● **Records**
··········

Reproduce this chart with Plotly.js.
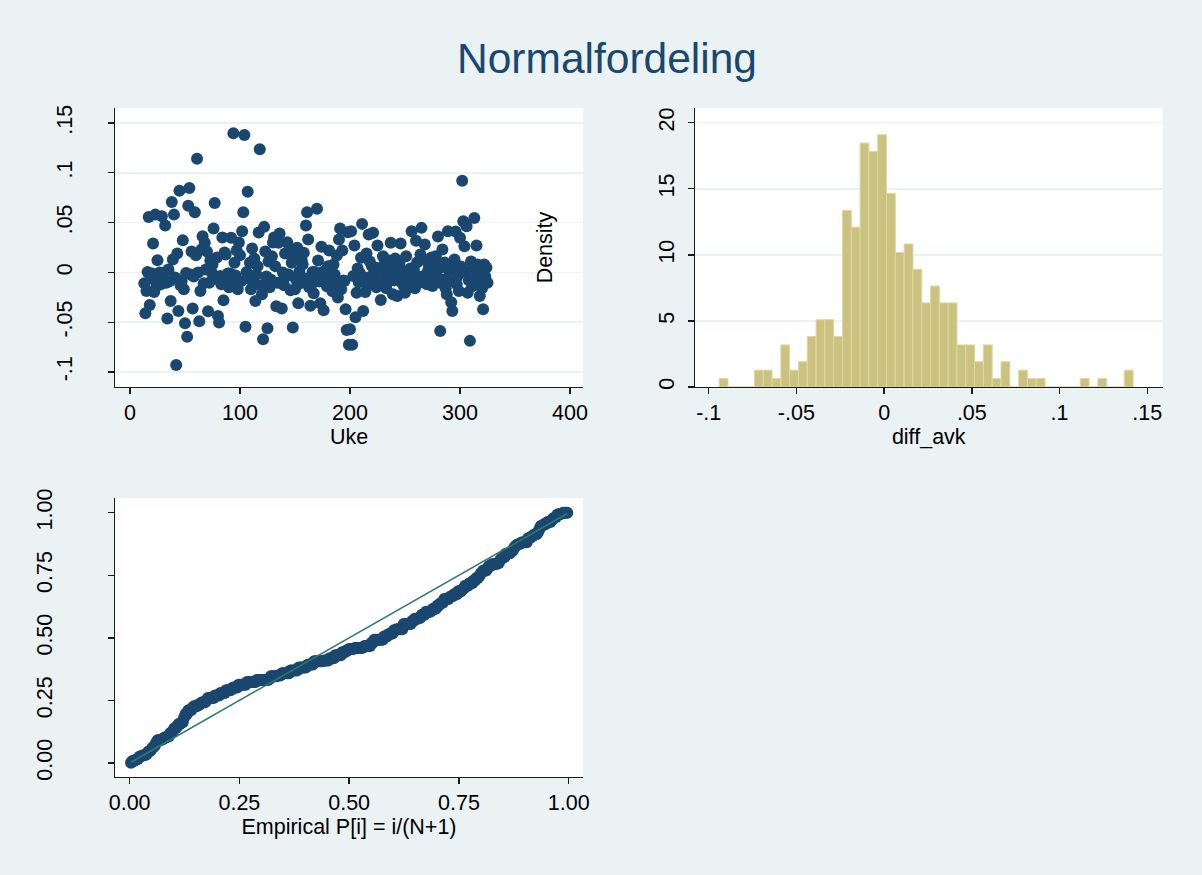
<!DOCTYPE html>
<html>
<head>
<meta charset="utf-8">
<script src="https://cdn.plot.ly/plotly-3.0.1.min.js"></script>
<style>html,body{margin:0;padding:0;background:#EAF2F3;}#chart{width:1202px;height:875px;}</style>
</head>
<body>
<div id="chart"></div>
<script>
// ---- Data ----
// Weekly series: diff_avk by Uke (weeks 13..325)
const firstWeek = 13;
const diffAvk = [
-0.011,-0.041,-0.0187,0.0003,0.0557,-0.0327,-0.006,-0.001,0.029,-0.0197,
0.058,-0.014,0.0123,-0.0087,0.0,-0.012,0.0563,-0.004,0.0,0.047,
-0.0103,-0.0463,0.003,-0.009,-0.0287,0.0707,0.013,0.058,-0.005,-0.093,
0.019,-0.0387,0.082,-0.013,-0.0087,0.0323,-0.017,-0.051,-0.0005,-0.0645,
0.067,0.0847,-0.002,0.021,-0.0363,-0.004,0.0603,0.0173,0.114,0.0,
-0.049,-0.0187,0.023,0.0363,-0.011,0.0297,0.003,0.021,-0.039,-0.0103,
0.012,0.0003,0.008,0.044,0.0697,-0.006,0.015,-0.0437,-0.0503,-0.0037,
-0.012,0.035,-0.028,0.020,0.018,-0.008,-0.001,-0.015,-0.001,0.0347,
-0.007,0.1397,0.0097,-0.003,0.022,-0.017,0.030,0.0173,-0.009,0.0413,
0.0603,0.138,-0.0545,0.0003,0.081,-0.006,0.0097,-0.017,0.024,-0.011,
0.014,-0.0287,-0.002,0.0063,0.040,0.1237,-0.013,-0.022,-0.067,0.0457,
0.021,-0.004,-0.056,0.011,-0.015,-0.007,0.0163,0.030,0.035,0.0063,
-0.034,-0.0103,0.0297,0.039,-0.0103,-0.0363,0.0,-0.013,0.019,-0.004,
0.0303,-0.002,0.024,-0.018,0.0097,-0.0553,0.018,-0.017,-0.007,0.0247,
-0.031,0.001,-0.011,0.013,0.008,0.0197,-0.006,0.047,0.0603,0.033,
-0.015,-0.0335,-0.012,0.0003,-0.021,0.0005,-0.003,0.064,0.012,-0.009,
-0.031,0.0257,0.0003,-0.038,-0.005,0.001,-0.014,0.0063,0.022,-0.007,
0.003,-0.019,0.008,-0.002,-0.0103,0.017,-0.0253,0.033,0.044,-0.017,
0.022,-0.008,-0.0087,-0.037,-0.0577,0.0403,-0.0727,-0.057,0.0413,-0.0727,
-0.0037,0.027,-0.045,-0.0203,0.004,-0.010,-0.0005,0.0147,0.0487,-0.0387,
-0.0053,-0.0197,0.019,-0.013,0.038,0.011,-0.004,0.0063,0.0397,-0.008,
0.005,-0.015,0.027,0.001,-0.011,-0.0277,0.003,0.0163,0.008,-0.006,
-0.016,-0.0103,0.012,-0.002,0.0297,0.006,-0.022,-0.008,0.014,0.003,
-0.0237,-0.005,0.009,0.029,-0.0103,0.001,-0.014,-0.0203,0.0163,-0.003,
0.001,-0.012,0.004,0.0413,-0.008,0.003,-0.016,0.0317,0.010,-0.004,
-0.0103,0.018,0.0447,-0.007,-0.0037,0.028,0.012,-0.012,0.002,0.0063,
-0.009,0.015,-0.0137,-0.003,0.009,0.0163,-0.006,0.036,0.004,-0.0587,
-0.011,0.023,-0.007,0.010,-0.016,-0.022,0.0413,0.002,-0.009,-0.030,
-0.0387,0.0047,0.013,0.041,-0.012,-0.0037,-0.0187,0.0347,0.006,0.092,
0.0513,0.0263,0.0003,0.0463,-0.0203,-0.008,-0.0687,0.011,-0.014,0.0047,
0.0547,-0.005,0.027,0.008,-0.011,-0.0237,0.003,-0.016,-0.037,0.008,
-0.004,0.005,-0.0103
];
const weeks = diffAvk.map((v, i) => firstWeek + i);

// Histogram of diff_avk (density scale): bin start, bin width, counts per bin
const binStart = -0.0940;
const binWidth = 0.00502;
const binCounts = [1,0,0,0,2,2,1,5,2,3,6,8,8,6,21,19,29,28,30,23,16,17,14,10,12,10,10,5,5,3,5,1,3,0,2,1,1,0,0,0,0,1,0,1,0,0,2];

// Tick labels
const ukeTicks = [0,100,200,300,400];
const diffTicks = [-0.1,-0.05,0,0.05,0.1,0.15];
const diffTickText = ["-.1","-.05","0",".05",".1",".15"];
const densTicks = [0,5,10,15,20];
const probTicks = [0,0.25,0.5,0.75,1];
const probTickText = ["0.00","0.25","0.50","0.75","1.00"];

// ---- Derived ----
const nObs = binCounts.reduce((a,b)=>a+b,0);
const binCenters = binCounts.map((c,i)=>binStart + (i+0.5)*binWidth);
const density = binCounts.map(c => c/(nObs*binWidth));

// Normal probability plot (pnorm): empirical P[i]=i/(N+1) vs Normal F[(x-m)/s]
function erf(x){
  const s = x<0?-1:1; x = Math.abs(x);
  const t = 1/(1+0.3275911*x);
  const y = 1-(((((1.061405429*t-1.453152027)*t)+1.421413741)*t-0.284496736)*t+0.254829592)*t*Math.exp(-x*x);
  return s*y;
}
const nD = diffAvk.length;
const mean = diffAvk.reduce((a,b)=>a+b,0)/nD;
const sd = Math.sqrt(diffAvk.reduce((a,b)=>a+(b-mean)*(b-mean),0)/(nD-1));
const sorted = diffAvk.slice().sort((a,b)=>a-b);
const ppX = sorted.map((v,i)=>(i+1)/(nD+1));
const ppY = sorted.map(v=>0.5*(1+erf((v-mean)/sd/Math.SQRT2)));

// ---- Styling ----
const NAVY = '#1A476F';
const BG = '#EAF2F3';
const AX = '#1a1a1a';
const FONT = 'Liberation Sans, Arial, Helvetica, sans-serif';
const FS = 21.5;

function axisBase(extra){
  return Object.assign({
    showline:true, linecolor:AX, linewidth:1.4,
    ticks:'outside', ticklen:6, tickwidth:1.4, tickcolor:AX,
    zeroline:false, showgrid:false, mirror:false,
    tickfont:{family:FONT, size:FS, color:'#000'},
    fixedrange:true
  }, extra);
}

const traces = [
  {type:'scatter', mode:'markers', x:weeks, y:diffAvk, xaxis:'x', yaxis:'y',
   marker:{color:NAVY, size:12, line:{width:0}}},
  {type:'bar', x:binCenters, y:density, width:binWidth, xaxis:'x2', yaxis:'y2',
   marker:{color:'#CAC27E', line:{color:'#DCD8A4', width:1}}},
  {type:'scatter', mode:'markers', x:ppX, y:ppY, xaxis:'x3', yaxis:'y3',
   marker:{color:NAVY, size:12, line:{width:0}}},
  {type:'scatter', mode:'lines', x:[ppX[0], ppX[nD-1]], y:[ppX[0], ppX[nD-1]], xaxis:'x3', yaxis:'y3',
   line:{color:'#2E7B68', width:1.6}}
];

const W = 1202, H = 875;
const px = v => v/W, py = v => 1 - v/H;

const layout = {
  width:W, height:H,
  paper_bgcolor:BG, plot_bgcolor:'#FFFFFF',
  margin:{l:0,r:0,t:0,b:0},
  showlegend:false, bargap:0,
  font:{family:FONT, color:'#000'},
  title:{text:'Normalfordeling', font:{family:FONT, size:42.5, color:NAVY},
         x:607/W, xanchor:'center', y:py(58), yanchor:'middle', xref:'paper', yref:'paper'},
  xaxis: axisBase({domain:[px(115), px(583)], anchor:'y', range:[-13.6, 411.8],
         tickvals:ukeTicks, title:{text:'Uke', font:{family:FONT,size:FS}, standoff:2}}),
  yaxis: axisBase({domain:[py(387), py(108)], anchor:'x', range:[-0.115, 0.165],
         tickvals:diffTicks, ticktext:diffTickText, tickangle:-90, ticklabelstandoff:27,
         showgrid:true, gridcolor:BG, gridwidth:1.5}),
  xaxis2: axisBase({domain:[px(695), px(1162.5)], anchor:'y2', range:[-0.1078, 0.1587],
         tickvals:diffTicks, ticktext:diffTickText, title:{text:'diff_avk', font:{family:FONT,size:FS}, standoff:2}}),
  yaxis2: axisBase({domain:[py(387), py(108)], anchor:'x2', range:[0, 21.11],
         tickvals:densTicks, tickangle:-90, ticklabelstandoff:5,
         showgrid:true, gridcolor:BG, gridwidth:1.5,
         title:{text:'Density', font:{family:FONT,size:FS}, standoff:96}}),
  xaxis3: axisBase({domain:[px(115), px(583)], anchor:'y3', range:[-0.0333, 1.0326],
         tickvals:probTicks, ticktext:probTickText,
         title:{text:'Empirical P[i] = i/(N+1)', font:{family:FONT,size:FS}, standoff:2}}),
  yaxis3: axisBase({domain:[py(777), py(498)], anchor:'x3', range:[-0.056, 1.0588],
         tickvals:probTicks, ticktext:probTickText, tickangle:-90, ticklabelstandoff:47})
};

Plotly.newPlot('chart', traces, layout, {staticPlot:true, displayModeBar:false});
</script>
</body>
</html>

··········

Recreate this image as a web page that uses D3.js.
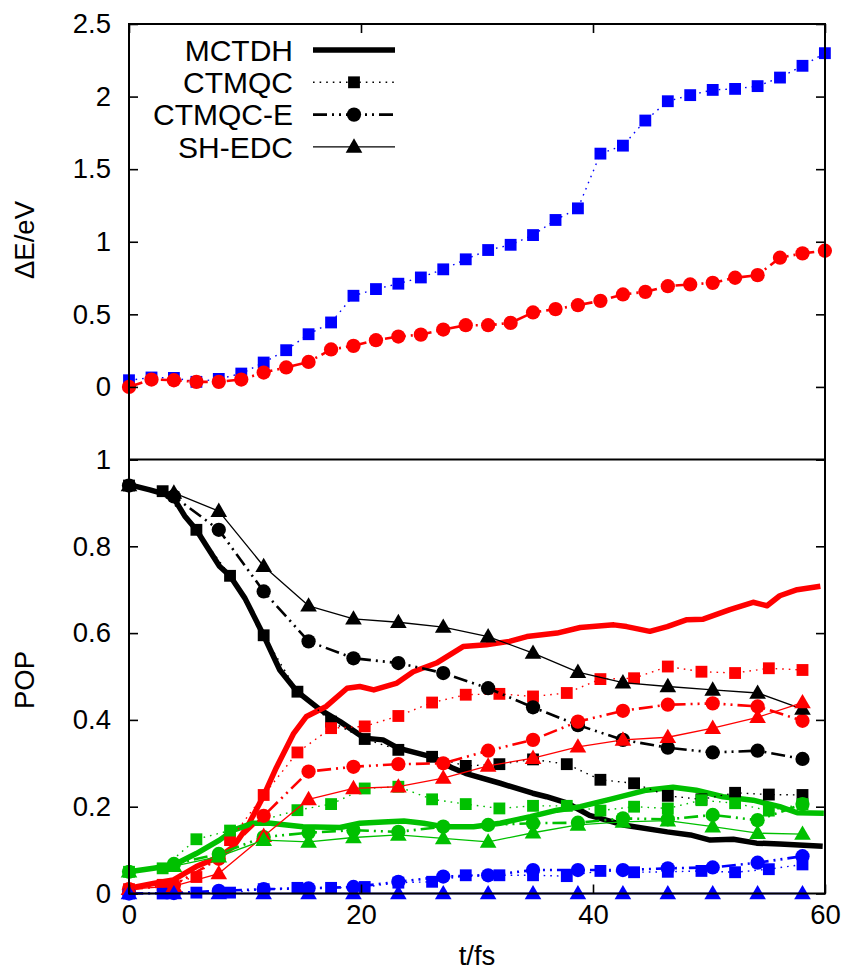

··········

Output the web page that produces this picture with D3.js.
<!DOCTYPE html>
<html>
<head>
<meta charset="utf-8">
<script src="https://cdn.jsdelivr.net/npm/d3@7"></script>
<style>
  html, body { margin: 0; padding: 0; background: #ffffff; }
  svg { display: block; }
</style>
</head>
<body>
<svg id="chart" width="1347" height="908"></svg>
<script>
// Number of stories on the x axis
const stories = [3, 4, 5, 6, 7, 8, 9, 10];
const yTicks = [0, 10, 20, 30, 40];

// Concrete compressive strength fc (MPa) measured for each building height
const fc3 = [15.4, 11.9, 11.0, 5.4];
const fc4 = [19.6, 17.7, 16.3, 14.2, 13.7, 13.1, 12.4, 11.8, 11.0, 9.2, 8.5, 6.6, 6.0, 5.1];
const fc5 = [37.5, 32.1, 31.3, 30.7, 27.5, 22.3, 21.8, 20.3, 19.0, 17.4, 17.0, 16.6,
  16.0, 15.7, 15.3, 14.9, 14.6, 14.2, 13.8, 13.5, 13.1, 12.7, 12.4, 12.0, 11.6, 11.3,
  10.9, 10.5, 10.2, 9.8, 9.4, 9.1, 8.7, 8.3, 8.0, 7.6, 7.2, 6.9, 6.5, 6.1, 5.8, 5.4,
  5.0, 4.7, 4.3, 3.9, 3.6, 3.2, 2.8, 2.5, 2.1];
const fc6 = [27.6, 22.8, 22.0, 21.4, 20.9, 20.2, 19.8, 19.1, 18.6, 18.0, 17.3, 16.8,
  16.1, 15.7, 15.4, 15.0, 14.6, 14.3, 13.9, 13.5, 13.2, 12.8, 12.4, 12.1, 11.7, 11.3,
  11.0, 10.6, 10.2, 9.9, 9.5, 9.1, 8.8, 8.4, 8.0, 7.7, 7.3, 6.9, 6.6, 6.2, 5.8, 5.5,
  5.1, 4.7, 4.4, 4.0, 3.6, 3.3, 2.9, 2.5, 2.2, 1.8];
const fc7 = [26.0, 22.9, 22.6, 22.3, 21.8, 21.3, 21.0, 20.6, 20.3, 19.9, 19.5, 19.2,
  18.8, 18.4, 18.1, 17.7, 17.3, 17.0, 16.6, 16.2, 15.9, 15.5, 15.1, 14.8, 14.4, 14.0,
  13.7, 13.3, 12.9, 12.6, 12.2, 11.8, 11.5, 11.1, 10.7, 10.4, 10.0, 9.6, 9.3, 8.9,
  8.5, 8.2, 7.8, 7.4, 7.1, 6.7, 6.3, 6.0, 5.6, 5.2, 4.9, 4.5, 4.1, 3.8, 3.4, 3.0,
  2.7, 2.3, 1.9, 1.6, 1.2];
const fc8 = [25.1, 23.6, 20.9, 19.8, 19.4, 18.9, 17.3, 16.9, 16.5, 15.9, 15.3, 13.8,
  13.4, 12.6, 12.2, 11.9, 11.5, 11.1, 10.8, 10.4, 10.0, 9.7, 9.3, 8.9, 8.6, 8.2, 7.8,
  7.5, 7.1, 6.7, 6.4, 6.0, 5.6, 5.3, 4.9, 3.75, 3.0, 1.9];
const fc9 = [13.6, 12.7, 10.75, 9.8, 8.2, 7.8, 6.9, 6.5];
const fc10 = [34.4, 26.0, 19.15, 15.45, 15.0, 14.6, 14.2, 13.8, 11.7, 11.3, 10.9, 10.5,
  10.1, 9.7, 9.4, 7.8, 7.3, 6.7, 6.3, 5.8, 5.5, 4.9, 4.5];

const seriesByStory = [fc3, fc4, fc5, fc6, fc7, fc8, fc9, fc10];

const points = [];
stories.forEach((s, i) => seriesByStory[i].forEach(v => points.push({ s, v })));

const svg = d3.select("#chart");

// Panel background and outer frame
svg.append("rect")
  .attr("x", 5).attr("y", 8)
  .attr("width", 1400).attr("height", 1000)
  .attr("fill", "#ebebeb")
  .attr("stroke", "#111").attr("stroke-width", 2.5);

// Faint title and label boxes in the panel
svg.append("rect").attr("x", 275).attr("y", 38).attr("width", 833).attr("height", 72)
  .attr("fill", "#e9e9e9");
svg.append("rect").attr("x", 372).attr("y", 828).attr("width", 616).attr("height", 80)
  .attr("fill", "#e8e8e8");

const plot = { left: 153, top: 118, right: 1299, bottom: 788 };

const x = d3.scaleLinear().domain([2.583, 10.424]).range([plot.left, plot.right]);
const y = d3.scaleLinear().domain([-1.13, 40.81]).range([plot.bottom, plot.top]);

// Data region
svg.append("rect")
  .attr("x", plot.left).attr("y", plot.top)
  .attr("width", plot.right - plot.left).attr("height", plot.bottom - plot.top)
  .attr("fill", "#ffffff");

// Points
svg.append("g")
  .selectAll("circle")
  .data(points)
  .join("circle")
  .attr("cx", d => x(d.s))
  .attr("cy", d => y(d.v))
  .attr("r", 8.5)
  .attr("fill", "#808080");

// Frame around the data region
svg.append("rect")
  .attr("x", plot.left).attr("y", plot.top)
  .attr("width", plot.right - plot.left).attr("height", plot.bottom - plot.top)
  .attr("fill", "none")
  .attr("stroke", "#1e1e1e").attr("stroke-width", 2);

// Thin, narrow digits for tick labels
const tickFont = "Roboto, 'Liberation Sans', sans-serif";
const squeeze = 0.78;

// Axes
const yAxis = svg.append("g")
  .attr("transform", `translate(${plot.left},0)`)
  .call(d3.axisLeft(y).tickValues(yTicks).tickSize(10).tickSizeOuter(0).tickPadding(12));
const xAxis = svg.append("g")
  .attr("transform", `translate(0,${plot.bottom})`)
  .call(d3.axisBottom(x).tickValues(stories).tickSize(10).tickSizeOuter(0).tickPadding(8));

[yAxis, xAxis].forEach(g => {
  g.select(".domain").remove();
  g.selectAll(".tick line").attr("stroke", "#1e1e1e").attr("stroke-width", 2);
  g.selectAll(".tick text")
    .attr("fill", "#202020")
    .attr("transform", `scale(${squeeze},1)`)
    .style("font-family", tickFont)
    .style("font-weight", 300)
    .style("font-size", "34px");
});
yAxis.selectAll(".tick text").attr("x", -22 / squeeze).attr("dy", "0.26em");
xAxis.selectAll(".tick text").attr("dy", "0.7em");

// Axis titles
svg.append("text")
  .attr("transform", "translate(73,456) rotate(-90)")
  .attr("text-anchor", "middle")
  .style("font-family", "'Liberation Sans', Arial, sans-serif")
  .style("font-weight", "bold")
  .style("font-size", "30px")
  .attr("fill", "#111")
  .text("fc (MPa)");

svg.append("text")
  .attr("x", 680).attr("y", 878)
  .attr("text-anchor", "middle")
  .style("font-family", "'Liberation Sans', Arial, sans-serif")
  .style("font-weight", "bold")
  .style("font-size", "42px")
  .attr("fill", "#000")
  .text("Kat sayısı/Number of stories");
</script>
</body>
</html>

··········

The lines to return run from the one containing "Output the web" down to the one containing "const yTicks = [0, 10, 20, 30, 40];"; give them exactly, both included, and no others.

Output the web page that produces this picture with D3.js.
<!DOCTYPE html>
<html>
<head>
<meta charset="utf-8">
<script src="https://cdn.jsdelivr.net/npm/d3@7"></script>
<style>
  html, body { margin: 0; padding: 0; background: #ffffff; }
  svg { display: block; }
</style>
</head>
<body>
<svg id="chart" width="1347" height="908"></svg>
<script>
// Number of stories on the x axis
const stories = [3, 4, 5, 6, 7, 8, 9, 10];
const yTicks = [0, 10, 20, 30, 40];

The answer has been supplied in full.